DATA PROVIDED:
____________________
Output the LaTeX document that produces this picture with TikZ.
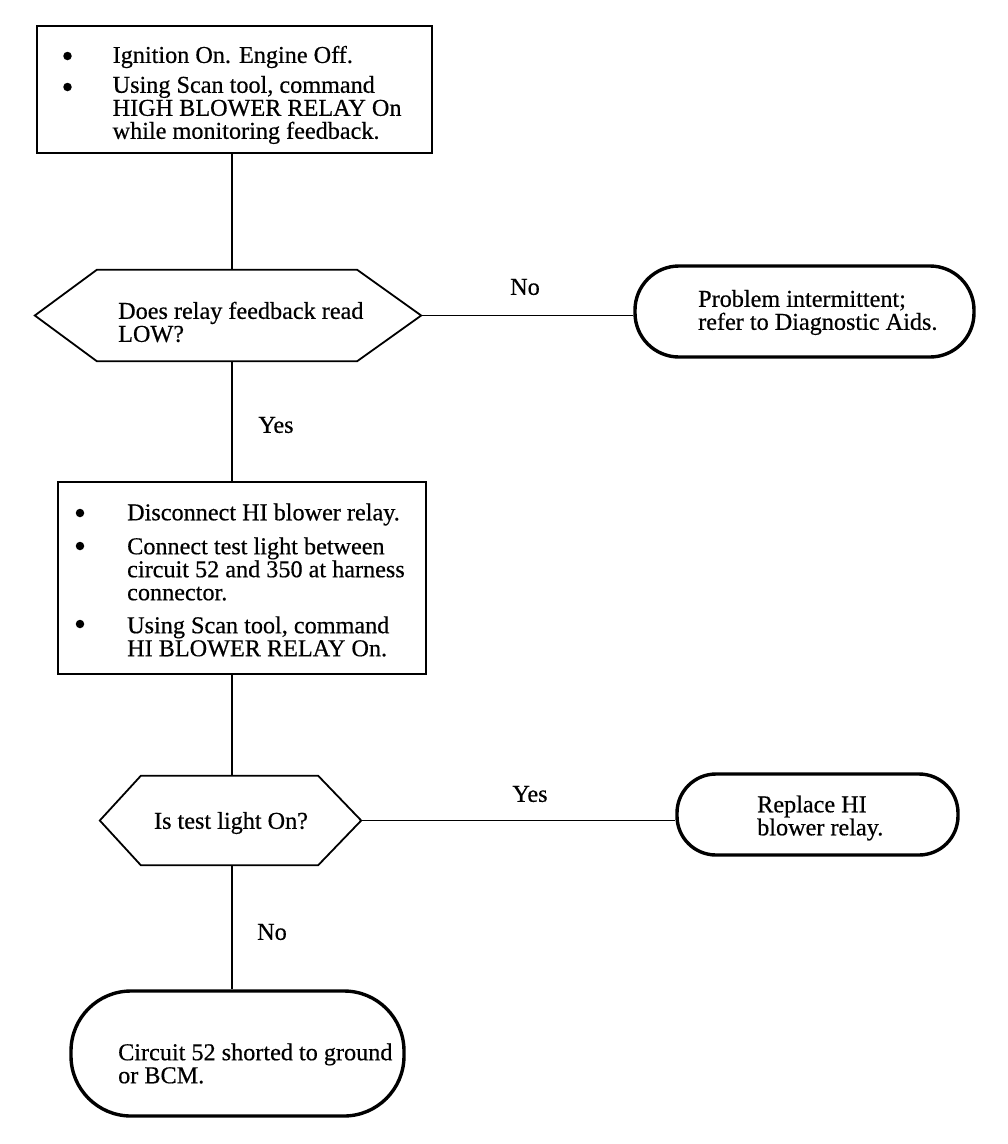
\documentclass[tikz,border=0pt]{standalone}
\usepackage{fontspec}
\setmainfont{Liberation Serif}[FakeBold=0.5]
\usetikzlibrary{calc,fit}
\begin{document}
\begin{tikzpicture}[x=1pt,y=-1pt,
  txt/.style={font=\fontsize{24.2}{23}\selectfont, inner sep=0pt, align=left},
  procbox/.style={draw, line width=2.2pt, inner sep=0pt},
  termbox/.style={draw, line width=3.4pt, inner sep=0pt, rounded corners=#1},
  area/.style={inner sep=0pt},
  hexline/.style={line width=1.8pt, line join=miter},
  conn/.style={line width=1.7pt},
  bul/.style={circle, fill, inner sep=0pt, minimum size=8.5pt}]
\useasboundingbox (0,0) rectangle (1008,1144);
\coordinate (spine) at (232,0);

% box 1
\node[procbox, fit={(37,26) (432,153)}] (b1) {};
\node[bul] (b1u1) at (67.5,56) {};
\node[txt, anchor=west] (b1t1) at (112.5,57) {Ignition On. Engine Off.};
\node[bul] (b1u2) at (67.5,87) {};
\node[txt, anchor=west] (b1t2) at (112.5,110) {Using Scan tool, command\\HIGH BLOWER RELAY On\\while monitoring feedback.};

% decision 1
\node[area, fit={(35,270) (421,361)}] (d1) {};
\draw[hexline] (d1.west) -- ($(d1.north west)+(62,0)$) -- ($(d1.north east)+(-64,0)$)
  -- (d1.east) -- ($(d1.south east)+(-64,0)$) -- ($(d1.south west)+(62,0)$) -- cycle;
\node[txt, anchor=west] (d1t) at (118,322) {Does relay feedback read\\LOW?};

% terminal 1
\node[termbox=44pt, fit={(635,266) (974,357)}] (t1) {};
\node[txt, anchor=west] (t1t) at (698,312.5) {Problem intermittent;\\refer to Diagnostic Aids.};

% box 2
\node[procbox, fit={(58,482) (426,674)}] (b2) {};
\node[bul] (b2u1) at (80,513) {};
\node[txt, anchor=west] (b2t1) at (127,514.5) {Disconnect HI blower relay.};
\node[bul] (b2u2) at (80,546) {};
\node[txt, anchor=west] (b2t2) at (127,569) {Connect test light between\\circuit 52 and 350 at harness\\connector.};
\node[bul] (b2u3) at (80,624) {};
\node[txt, anchor=west] (b2t3) at (127,636.5) {Using Scan tool, command\\HI BLOWER RELAY On.};

% decision 2
\node[area, fit={(100,776) (361,865)}] (d2) {};
\draw[hexline] (d2.west) -- ($(d2.north west)+(41,0)$) -- ($(d2.north east)+(-43,0)$)
  -- (d2.east) -- ($(d2.south east)+(-43,0)$) -- ($(d2.south west)+(41,0)$) -- cycle;
\node[txt, anchor=center] (d2t) at (231,823) {Is test light On?};

% terminal 2
\node[termbox=39pt, fit={(677,774) (958,855)}] (t2) {};
\node[txt, anchor=west] (t2t) at (757,818) {Replace HI\\blower relay.};

% terminal 3
\node[termbox=60pt, fit={(71,991) (404,1116)}] (t3) {};
\node[txt, anchor=west] (t3t) at (118,1063.5) {Circuit 52 shorted to ground\\or BCM.};

% connectors
\draw[conn] (b1.south -| spine) -- (d1.north -| spine);
\draw[conn] (d1.east) -- (d1.east -| t1.west);
\draw[conn] (d1.south -| spine) -- (b2.north -| spine);
\draw[conn] (b2.south -| spine) -- (d2.north -| spine);
\draw[conn] (d2.east) -- (d2.east -| t2.west);
\draw[conn] (d2.south -| spine) -- (t3.north -| spine);

% labels
\node[txt] (l1) at (525,287) {No};
\node[txt] (l2) at (276,425) {Yes};
\node[txt] (l3) at (530,794) {Yes};
\node[txt] (l4) at (272,932) {No};
\end{tikzpicture}
\end{document}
____________________
TASK DIRECTIONS: Give again, word for word, every line from the top of the data above to the line holding "anchor=center] (d2t) at", inclusive, with the pictures left out.

RESPONSE:
Output the LaTeX document that produces this picture with TikZ.
\documentclass[tikz,border=0pt]{standalone}
\usepackage{fontspec}
\setmainfont{Liberation Serif}[FakeBold=0.5]
\usetikzlibrary{calc,fit}
\begin{document}
\begin{tikzpicture}[x=1pt,y=-1pt,
  txt/.style={font=\fontsize{24.2}{23}\selectfont, inner sep=0pt, align=left},
  procbox/.style={draw, line width=2.2pt, inner sep=0pt},
  termbox/.style={draw, line width=3.4pt, inner sep=0pt, rounded corners=#1},
  area/.style={inner sep=0pt},
  hexline/.style={line width=1.8pt, line join=miter},
  conn/.style={line width=1.7pt},
  bul/.style={circle, fill, inner sep=0pt, minimum size=8.5pt}]
\useasboundingbox (0,0) rectangle (1008,1144);
\coordinate (spine) at (232,0);

% box 1
\node[procbox, fit={(37,26) (432,153)}] (b1) {};
\node[bul] (b1u1) at (67.5,56) {};
\node[txt, anchor=west] (b1t1) at (112.5,57) {Ignition On. Engine Off.};
\node[bul] (b1u2) at (67.5,87) {};
\node[txt, anchor=west] (b1t2) at (112.5,110) {Using Scan tool, command\\HIGH BLOWER RELAY On\\while monitoring feedback.};

% decision 1
\node[area, fit={(35,270) (421,361)}] (d1) {};
\draw[hexline] (d1.west) -- ($(d1.north west)+(62,0)$) -- ($(d1.north east)+(-64,0)$)
  -- (d1.east) -- ($(d1.south east)+(-64,0)$) -- ($(d1.south west)+(62,0)$) -- cycle;
\node[txt, anchor=west] (d1t) at (118,322) {Does relay feedback read\\LOW?};

% terminal 1
\node[termbox=44pt, fit={(635,266) (974,357)}] (t1) {};
\node[txt, anchor=west] (t1t) at (698,312.5) {Problem intermittent;\\refer to Diagnostic Aids.};

% box 2
\node[procbox, fit={(58,482) (426,674)}] (b2) {};
\node[bul] (b2u1) at (80,513) {};
\node[txt, anchor=west] (b2t1) at (127,514.5) {Disconnect HI blower relay.};
\node[bul] (b2u2) at (80,546) {};
\node[txt, anchor=west] (b2t2) at (127,569) {Connect test light between\\circuit 52 and 350 at harness\\connector.};
\node[bul] (b2u3) at (80,624) {};
\node[txt, anchor=west] (b2t3) at (127,636.5) {Using Scan tool, command\\HI BLOWER RELAY On.};

% decision 2
\node[area, fit={(100,776) (361,865)}] (d2) {};
\draw[hexline] (d2.west) -- ($(d2.north west)+(41,0)$) -- ($(d2.north east)+(-43,0)$)
  -- (d2.east) -- ($(d2.south east)+(-43,0)$) -- ($(d2.south west)+(41,0)$) -- cycle;
\node[txt, anchor=center] (d2t) at (231,823) {Is test light On?};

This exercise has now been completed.